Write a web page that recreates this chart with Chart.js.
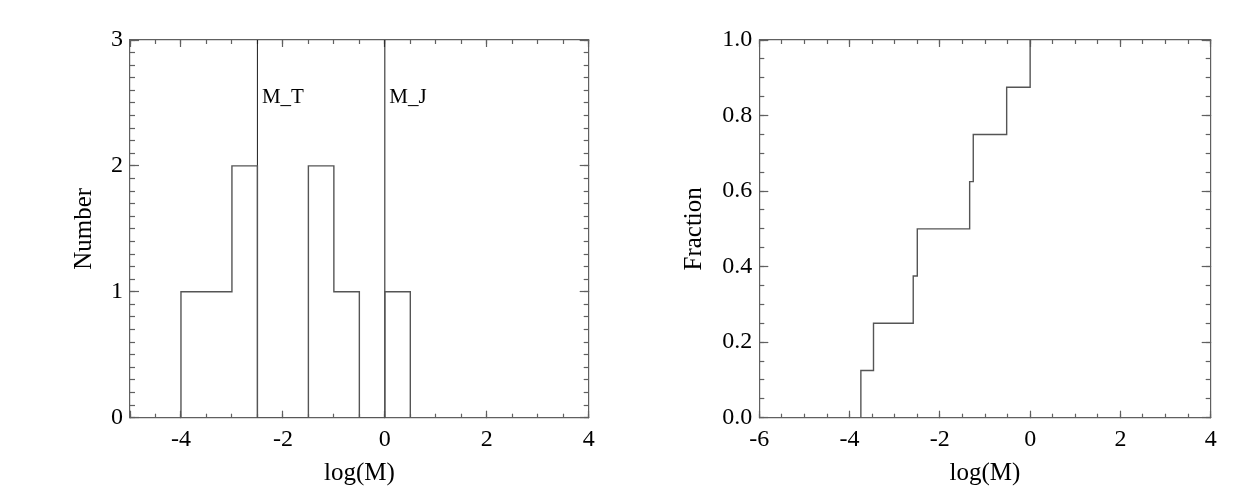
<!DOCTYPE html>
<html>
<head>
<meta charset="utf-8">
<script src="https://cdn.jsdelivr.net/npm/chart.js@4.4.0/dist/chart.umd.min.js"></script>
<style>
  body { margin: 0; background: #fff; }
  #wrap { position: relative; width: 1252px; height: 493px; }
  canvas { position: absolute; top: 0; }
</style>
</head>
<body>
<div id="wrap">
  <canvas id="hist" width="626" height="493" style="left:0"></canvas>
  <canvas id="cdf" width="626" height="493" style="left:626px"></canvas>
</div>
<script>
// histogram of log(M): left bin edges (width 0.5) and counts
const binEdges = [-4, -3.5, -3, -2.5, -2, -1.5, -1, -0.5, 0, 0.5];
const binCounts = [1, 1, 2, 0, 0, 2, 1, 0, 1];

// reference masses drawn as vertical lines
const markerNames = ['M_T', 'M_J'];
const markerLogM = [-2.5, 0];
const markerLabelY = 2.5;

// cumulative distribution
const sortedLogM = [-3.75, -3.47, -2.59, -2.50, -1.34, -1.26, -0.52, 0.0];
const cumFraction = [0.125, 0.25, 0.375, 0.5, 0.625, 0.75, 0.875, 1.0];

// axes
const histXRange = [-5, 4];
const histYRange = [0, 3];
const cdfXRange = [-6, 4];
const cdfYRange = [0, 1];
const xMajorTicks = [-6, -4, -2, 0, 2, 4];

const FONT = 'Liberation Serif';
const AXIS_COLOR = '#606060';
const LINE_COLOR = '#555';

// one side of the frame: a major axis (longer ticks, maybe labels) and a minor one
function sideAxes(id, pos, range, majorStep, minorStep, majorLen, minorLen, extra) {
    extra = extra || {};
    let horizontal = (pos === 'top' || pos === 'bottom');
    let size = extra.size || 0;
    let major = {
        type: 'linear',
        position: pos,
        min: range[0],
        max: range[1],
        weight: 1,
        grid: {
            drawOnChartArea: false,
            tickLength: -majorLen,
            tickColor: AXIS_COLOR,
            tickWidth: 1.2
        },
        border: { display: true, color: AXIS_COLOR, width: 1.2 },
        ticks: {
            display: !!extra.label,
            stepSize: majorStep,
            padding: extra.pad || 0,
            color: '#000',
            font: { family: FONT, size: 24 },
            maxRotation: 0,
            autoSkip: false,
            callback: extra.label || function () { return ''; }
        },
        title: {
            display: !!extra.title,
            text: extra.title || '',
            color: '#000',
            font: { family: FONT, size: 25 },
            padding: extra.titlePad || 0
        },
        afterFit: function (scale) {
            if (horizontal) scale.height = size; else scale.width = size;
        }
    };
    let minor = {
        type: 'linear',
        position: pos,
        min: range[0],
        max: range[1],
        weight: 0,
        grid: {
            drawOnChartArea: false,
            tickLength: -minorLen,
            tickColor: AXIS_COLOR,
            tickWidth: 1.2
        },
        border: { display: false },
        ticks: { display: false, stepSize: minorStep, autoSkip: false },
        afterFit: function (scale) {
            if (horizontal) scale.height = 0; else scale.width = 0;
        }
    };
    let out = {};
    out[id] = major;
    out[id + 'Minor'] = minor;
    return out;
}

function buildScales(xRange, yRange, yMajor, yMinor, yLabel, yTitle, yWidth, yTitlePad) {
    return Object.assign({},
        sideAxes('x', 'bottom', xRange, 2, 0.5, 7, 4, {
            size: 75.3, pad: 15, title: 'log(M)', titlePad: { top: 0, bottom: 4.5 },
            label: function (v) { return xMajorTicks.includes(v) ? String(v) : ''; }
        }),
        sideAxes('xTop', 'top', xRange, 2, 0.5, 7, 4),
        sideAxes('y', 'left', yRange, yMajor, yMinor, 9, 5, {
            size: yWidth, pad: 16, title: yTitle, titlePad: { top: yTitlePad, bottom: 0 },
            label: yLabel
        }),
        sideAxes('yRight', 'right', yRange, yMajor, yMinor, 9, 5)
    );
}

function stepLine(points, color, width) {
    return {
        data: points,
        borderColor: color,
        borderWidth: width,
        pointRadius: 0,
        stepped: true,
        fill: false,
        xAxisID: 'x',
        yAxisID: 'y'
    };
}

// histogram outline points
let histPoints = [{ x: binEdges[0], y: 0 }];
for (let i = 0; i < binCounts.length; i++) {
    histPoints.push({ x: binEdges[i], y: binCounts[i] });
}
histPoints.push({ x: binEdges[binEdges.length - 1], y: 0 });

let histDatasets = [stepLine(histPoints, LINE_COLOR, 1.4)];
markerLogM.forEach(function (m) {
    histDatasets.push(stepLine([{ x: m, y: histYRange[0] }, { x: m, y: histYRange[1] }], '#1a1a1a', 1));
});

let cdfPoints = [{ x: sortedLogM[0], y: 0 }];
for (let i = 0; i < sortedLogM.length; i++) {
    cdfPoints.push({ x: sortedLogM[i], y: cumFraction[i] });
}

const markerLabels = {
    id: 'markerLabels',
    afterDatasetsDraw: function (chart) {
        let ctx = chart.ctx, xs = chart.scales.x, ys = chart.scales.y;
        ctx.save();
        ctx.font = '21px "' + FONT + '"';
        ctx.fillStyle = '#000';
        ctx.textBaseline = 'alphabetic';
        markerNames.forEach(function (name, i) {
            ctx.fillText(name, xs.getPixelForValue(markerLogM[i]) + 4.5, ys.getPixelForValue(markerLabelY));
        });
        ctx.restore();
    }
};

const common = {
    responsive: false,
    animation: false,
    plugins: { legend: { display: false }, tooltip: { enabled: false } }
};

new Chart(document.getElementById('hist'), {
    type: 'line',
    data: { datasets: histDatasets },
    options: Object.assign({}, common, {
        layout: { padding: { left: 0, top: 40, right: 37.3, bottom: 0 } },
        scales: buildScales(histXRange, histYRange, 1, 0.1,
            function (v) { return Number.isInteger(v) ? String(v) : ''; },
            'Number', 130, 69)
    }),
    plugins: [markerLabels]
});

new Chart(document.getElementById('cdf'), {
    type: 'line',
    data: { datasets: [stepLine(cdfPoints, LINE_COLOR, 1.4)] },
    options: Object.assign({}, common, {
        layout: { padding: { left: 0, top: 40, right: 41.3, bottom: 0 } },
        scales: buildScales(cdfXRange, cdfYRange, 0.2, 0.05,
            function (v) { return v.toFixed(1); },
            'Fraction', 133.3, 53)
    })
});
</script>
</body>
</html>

TASK DESCRIPTION —
Omit the pictures, and quote the material above exactly as given.

ANSWER FOR THIS EXERCISE —
Write a web page that recreates this chart with Chart.js.
<!DOCTYPE html>
<html>
<head>
<meta charset="utf-8">
<script src="https://cdn.jsdelivr.net/npm/chart.js@4.4.0/dist/chart.umd.min.js"></script>
<style>
  body { margin: 0; background: #fff; }
  #wrap { position: relative; width: 1252px; height: 493px; }
  canvas { position: absolute; top: 0; }
</style>
</head>
<body>
<div id="wrap">
  <canvas id="hist" width="626" height="493" style="left:0"></canvas>
  <canvas id="cdf" width="626" height="493" style="left:626px"></canvas>
</div>
<script>
// histogram of log(M): left bin edges (width 0.5) and counts
const binEdges = [-4, -3.5, -3, -2.5, -2, -1.5, -1, -0.5, 0, 0.5];
const binCounts = [1, 1, 2, 0, 0, 2, 1, 0, 1];

// reference masses drawn as vertical lines
const markerNames = ['M_T', 'M_J'];
const markerLogM = [-2.5, 0];
const markerLabelY = 2.5;

// cumulative distribution
const sortedLogM = [-3.75, -3.47, -2.59, -2.50, -1.34, -1.26, -0.52, 0.0];
const cumFraction = [0.125, 0.25, 0.375, 0.5, 0.625, 0.75, 0.875, 1.0];

// axes
const histXRange = [-5, 4];
const histYRange = [0, 3];
const cdfXRange = [-6, 4];
const cdfYRange = [0, 1];
const xMajorTicks = [-6, -4, -2, 0, 2, 4];

const FONT = 'Liberation Serif';
const AXIS_COLOR = '#606060';
const LINE_COLOR = '#555';

// one side of the frame: a major axis (longer ticks, maybe labels) and a minor one
function sideAxes(id, pos, range, majorStep, minorStep, majorLen, minorLen, extra) {
    extra = extra || {};
    let horizontal = (pos === 'top' || pos === 'bottom');
    let size = extra.size || 0;
    let major = {
        type: 'linear',
        position: pos,
        min: range[0],
        max: range[1],
        weight: 1,
        grid: {
            drawOnChartArea: false,
            tickLength: -majorLen,
            tickColor: AXIS_COLOR,
            tickWidth: 1.2
        },
        border: { display: true, color: AXIS_COLOR, width: 1.2 },
        ticks: {
            display: !!extra.label,
            stepSize: majorStep,
            padding: extra.pad || 0,
            color: '#000',
            font: { family: FONT, size: 24 },
            maxRotation: 0,
            autoSkip: false,
            callback: extra.label || function () { return ''; }
        },
        title: {
            display: !!extra.title,
            text: extra.title || '',
            color: '#000',
            font: { family: FONT, size: 25 },
            padding: extra.titlePad || 0
        },
        afterFit: function (scale) {
            if (horizontal) scale.height = size; else scale.width = size;
        }
    };
    let minor = {
        type: 'linear',
        position: pos,
        min: range[0],
        max: range[1],
        weight: 0,
        grid: {
            drawOnChartArea: false,
            tickLength: -minorLen,
            tickColor: AXIS_COLOR,
            tickWidth: 1.2
        },
        border: { display: false },
        ticks: { display: false, stepSize: minorStep, autoSkip: false },
        afterFit: function (scale) {
            if (horizontal) scale.height = 0; else scale.width = 0;
        }
    };
    let out = {};
    out[id] = major;
    out[id + 'Minor'] = minor;
    return out;
}

function buildScales(xRange, yRange, yMajor, yMinor, yLabel, yTitle, yWidth, yTitlePad) {
    return Object.assign({},
        sideAxes('x', 'bottom', xRange, 2, 0.5, 7, 4, {
            size: 75.3, pad: 15, title: 'log(M)', titlePad: { top: 0, bottom: 4.5 },
            label: function (v) { return xMajorTicks.includes(v) ? String(v) : ''; }
        }),
        sideAxes('xTop', 'top', xRange, 2, 0.5, 7, 4),
        sideAxes('y', 'left', yRange, yMajor, yMinor, 9, 5, {
            size: yWidth, pad: 16, title: yTitle, titlePad: { top: yTitlePad, bottom: 0 },
            label: yLabel
        }),
        sideAxes('yRight', 'right', yRange, yMajor, yMinor, 9, 5)
    );
}

function stepLine(points, color, width) {
    return {
        data: points,
        borderColor: color,
        borderWidth: width,
        pointRadius: 0,
        stepped: true,
        fill: false,
        xAxisID: 'x',
        yAxisID: 'y'
    };
}

// histogram outline points
let histPoints = [{ x: binEdges[0], y: 0 }];
for (let i = 0; i < binCounts.length; i++) {
    histPoints.push({ x: binEdges[i], y: binCounts[i] });
}
histPoints.push({ x: binEdges[binEdges.length - 1], y: 0 });

let histDatasets = [stepLine(histPoints, LINE_COLOR, 1.4)];
markerLogM.forEach(function (m) {
    histDatasets.push(stepLine([{ x: m, y: histYRange[0] }, { x: m, y: histYRange[1] }], '#1a1a1a', 1));
});

let cdfPoints = [{ x: sortedLogM[0], y: 0 }];
for (let i = 0; i < sortedLogM.length; i++) {
    cdfPoints.push({ x: sortedLogM[i], y: cumFraction[i] });
}

const markerLabels = {
    id: 'markerLabels',
    afterDatasetsDraw: function (chart) {
        let ctx = chart.ctx, xs = chart.scales.x, ys = chart.scales.y;
        ctx.save();
        ctx.font = '21px "' + FONT + '"';
        ctx.fillStyle = '#000';
        ctx.textBaseline = 'alphabetic';
        markerNames.forEach(function (name, i) {
            ctx.fillText(name, xs.getPixelForValue(markerLogM[i]) + 4.5, ys.getPixelForValue(markerLabelY));
        });
        ctx.restore();
    }
};

const common = {
    responsive: false,
    animation: false,
    plugins: { legend: { display: false }, tooltip: { enabled: false } }
};

new Chart(document.getElementById('hist'), {
    type: 'line',
    data: { datasets: histDatasets },
    options: Object.assign({}, common, {
        layout: { padding: { left: 0, top: 40, right: 37.3, bottom: 0 } },
        scales: buildScales(histXRange, histYRange, 1, 0.1,
            function (v) { return Number.isInteger(v) ? String(v) : ''; },
            'Number', 130, 69)
    }),
    plugins: [markerLabels]
});

new Chart(document.getElementById('cdf'), {
    type: 'line',
    data: { datasets: [stepLine(cdfPoints, LINE_COLOR, 1.4)] },
    options: Object.assign({}, common, {
        layout: { padding: { left: 0, top: 40, right: 41.3, bottom: 0 } },
        scales: buildScales(cdfXRange, cdfYRange, 0.2, 0.05,
            function (v) { return v.toFixed(1); },
            'Fraction', 133.3, 53)
    })
});
</script>
</body>
</html>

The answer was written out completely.